A Costa Rica parece repetir o caminho de outros países latinos que atualmente apresentam volumosa  participação de religiosos na atividade política. O processo já naturalizado pelo Brasil diante do poder crescente de influência das bancadas evangélicas será de alguma forma vivenciado pelos costaricenses a partir da nova Assembleia Legislativa.  “Os evangélicos são mais de 20% e colocaram-se como uma força que chegou para ficar.

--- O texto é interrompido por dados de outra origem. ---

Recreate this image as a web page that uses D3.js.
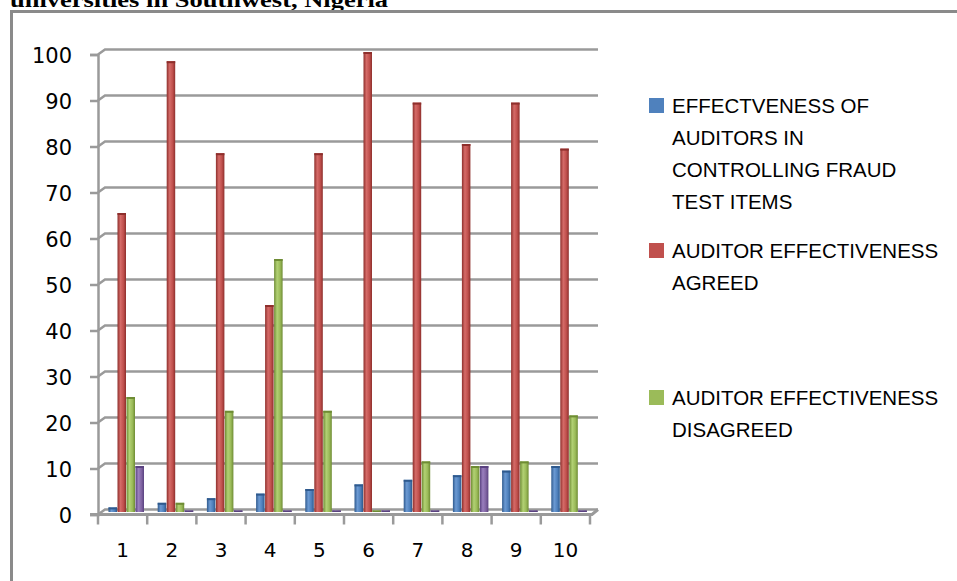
<!DOCTYPE html>
<html><head><meta charset="utf-8">
<script src="https://cdn.jsdelivr.net/npm/d3@7"></script>
<style>html,body{margin:0;padding:0;background:#fff;overflow:hidden}</style>
</head><body>
<svg id="c" width="957" height="581"></svg>
<script>
// ---- data ----
const categories = ["1","2","3","4","5","6","7","8","9","10"];
const seriesNames = [
  "EFFECTVENESS OF AUDITORS IN CONTROLLING FRAUD TEST ITEMS",
  "AUDITOR EFFECTIVENESS AGREED",
  "AUDITOR EFFECTIVENESS DISAGREED",
  "Series4"
];
const testItems = [1, 2, 3, 4, 5, 6, 7, 8, 9, 10];
const agreed    = [65, 98, 78, 45, 78, 100, 89, 80, 89, 79];
const disagreed = [25, 2, 22, 55, 22, 0, 11, 10, 11, 21];
const series4   = [10, 0, 0, 0, 0, 0, 0, 10, 0, 0];
const yTicks = [0, 10, 20, 30, 40, 50, 60, 70, 80, 90, 100];
const legendLines = [
  ["EFFECTVENESS OF", "AUDITORS IN", "CONTROLLING FRAUD", "TEST ITEMS"],
  ["AUDITOR EFFECTIVENESS", "AGREED"],
  ["AUDITOR EFFECTIVENESS", "DISAGREED"]
];
const titleText = "universities in Southwest, Nigeria";

// ---- styles / layout ----
const colors = ["#4F81BD", "#C0504D", "#9BBB59", "#8064A2"];
const darker = ["#2f5a8e", "#8e2f2c", "#6e8c34", "#5a4280"];
const lighter = ["#6c9ad3", "#d56b68", "#b2d174", "#9a7fbe"];
const seriesData = [testItems, agreed, disagreed, series4];
const depth = {dx: 7, dy: -5};
const barOff = {dx: 3.5, dy: -2.5};

const svg = d3.select("#c");
const defs = svg.append("defs");
colors.forEach((c, i) => {
  const g = defs.append("linearGradient").attr("id", "g" + i)
    .attr("x1", "0%").attr("x2", "100%").attr("y1", "0%").attr("y2", "0%");
  g.append("stop").attr("offset", "0%").attr("stop-color", darker[i]);
  g.append("stop").attr("offset", "35%").attr("stop-color", lighter[i]);
  g.append("stop").attr("offset", "70%").attr("stop-color", c);
  g.append("stop").attr("offset", "100%").attr("stop-color", darker[i]);
});

// title (cropped at top)
svg.append("text").attr("x", 10).attr("y", 7)
  .attr("font-family", "Liberation Serif, Times New Roman, serif")
  .attr("font-weight", "bold").attr("font-size", 22)
  .attr("textLength", 378).attr("lengthAdjust", "spacingAndGlyphs")
  .text(titleText);

// outer frame
svg.append("path").attr("d", "M11.5,581 V11.5 H957")
  .attr("fill", "none").attr("stroke", "#8a8a8a").attr("stroke-width", 3);

const x = d3.scaleBand().domain(categories).range([98, 590]).padding(0);
const x1 = d3.scaleBand().domain(d3.range(4)).range([7, 43]).padding(0);
const y = d3.scaleLinear().domain([0, 100]).range([514.5, 54.5]);

const gridColor = "#9a9a9a";
// back-wall gridlines with slanted connectors
const grid = svg.append("g");
yTicks.forEach(v => {
  grid.append("path")
    .attr("d", `M${x.range()[0]},${y(v)} L${x.range()[0] + depth.dx},${y(v) + depth.dy} H${x.range()[1] + 8}`)
    .attr("fill", "none").attr("stroke", gridColor).attr("stroke-width", 2.5);
});

// y axis
const yAxis = d3.axisLeft(y).tickValues(yTicks).tickSize(8).tickPadding(18).tickFormat(d3.format("d"));
const yg = svg.append("g").attr("transform", `translate(${x.range()[0]},0)`).call(yAxis);
yg.select(".domain").attr("stroke", gridColor).attr("stroke-width", 2.5);
yg.selectAll(".tick line").attr("stroke", gridColor).attr("stroke-width", 2.5);
yg.selectAll(".tick text").attr("font-family", "DejaVu Sans, sans-serif").attr("font-size", 21)
  .attr("fill", "#000").attr("dy", "0.38em");

// bars
const barsG = svg.append("g").attr("transform", `translate(${barOff.dx},${barOff.dy})`);
categories.forEach((cat, ci) => {
  seriesData.forEach((arr, si) => {
    const v = arr[ci];
    const bx = x(cat) + x1(si);
    const bw = x1.bandwidth();
    const top = y(v);
    const h = Math.max(1.5, y(0) - top);
    barsG.append("rect").attr("x", bx).attr("y", y(0) - h).attr("width", bw - 0.5).attr("height", h)
      .attr("fill", `url(#g${si})`);
    barsG.append("rect").attr("x", bx).attr("y", y(0) - h).attr("width", bw - 0.5).attr("height", Math.min(2, h))
      .attr("fill", darker[si]);
  });
});

// x axis floor
const floor = svg.append("path")
  .attr("d", `M90,${y(0)} H${x.range()[1] + 2} L${x.range()[1] + 8},${y(0) + depth.dy}`)
  .attr("fill", "none").attr("stroke", gridColor).attr("stroke-width", 3);
const xAxis = d3.axisBottom(x).tickSize(0).tickPadding(28);
const xg = svg.append("g").attr("transform", `translate(0,${y(0)})`).call(xAxis);
xg.select(".domain").remove();
xg.selectAll(".tick text").attr("font-family", "DejaVu Sans, sans-serif").attr("font-size", 20).attr("fill", "#000");
// category boundary ticks
const bounds = categories.map(c => x(c)).concat([x.range()[1]]);
svg.append("g").selectAll("line").data(bounds).join("line")
  .attr("x1", d => d).attr("x2", d => d).attr("y1", y(0)).attr("y2", y(0) + 10)
  .attr("stroke", gridColor).attr("stroke-width", 2.5);

// legend
const legendTops = [98, 243, 390];
const lg = svg.append("g");
legendLines.forEach((lines, i) => {
  lg.append("rect").attr("x", 649).attr("y", legendTops[i]).attr("width", 15).attr("height", 15).attr("fill", colors[i]);
  lines.forEach((t, li) => {
    lg.append("text").attr("x", 672).attr("y", legendTops[i] + 15 + li * 32)
      .attr("font-family", "Liberation Sans, Arial, sans-serif").attr("font-size", 20.5).attr("fill", "#000")
      .text(t);
  });
});
</script>
</body></html>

A direita conservadora nacional nasceu com o PRN e com velhos conhecidos que anteriormente não tinham relevância, mas  ganharam peso”, observa Heiner Tames.

O combate à corrupção e a exaltação dos valores da família tradicional são os discursos difundidos e assimilados por diferentes segmentos sociais. “Carlos fez campanha pelo aborto e pelo homossexualismo, a juventude escolheu ele. Fabrício vai contra isso e teve a adesão dos mais velhos.  Outra diferença é  que o presidente eleito está implicado no caso de desvios de dinheiro envolvendo o cimento chinês, enquanto Fabrício tem as mãos limpas”, diz Yariela Sanchez, residente na fronteira entre o país e o Panamá.

Foi na esteira do anúncio da decisão da Corte Interamericana de Direitos Humanos sobre o matrimônio igualitário que o deputado Fabricio Alvarado, até então pouco conhecido, se fez popular a nível nacional depois de gravar um vídeo alegando que a Costa Rica abandonaria a organização para manter a soberania e a moralidade. As pesquisas na véspera do primeiro turno sinalizando a ascensão do parlamentar insuflaram sua votação e o colocaram inesperadamente na disputa final contra Carlos Alvarado, que também aparecia fora da disputa até a semana derradeira do primeiro turno.

A capilaridade dos religiosos encontrou menor resistência especialmente nas regiões afastadas da capital San José e das áreas urbanas diante dos problemas econômicos que persistem nas áreas rurais e costeiras, onde as políticas públicas encontram dificuldade para se estabelecer. “Em estados como Limón e Puntarenas, situados na costa, o PRN triunfou largamente devido ao abandono do atual governo. Esses são os locais com baixos índices de desenvolvimento humano em relação ao resto do país”, contextualiza o deputado David Gourzong Cerdas, eleito pelo Partido Liberação Nacional, o mais tradicional da Costa Rica.

A expansão de programas como a Rede de Cuidados e a Ponte para o Desenvolvimento está relacionada à necessidade de  reduzir a pobreza que persiste para 20% da população, percentual que permanece estável nos últimos vinte anos, período de hegemonia das práticas neoliberais por diferentes governos, apesar da nação estar situada entre as com melhor qualidade de vida da América. “Originalmente tínhamos s uma guerra santa que gradualmente se converteu em guerra intelectural. Muitos viam em Fabricio uma ameaça e, além disso, não queriam votar por ‘el tonto’. A eleição não se decidiu por propostas, a batalha foi entre manter nossa democracia ou correr o risco de cair em uma teocracia”, avalia Esteban Mora, jornalista.

Se o risco no executivo foi debelado, a eleição de 14 membros do Restauração Nacional – dos quais cinco se declaram pastores – além dos representantes de legendas conservadoras e católicas pode configurar-se em futuras tensões no terreno conformado por 56 congressistas, dos quais menos da metade devem perfilar-se como governistas. A correlação de forças já fez com que o novo presidente sinalizasse a conformação de um gabinete ministerial paritário de acordo com a representação congressual, buscando dessa maneira emplacar a ideia de unidade nacional.

Apesar da presença reacionária nos espaços de poder, o otimismo característico dos ticos e o apoio popular angariado pelo governo eleito devem dar fôlego para que Carlos e Epsy solidifiquem suas bases.  No pequeno país centro americano a participação cidadã e o envolvimento popular nas decisões políticas comprovaram que não há eleição perdida, situação capaz de inspirar as esquerdas do continente para as disputas que seguirão ao longo do decisivo ano para a região.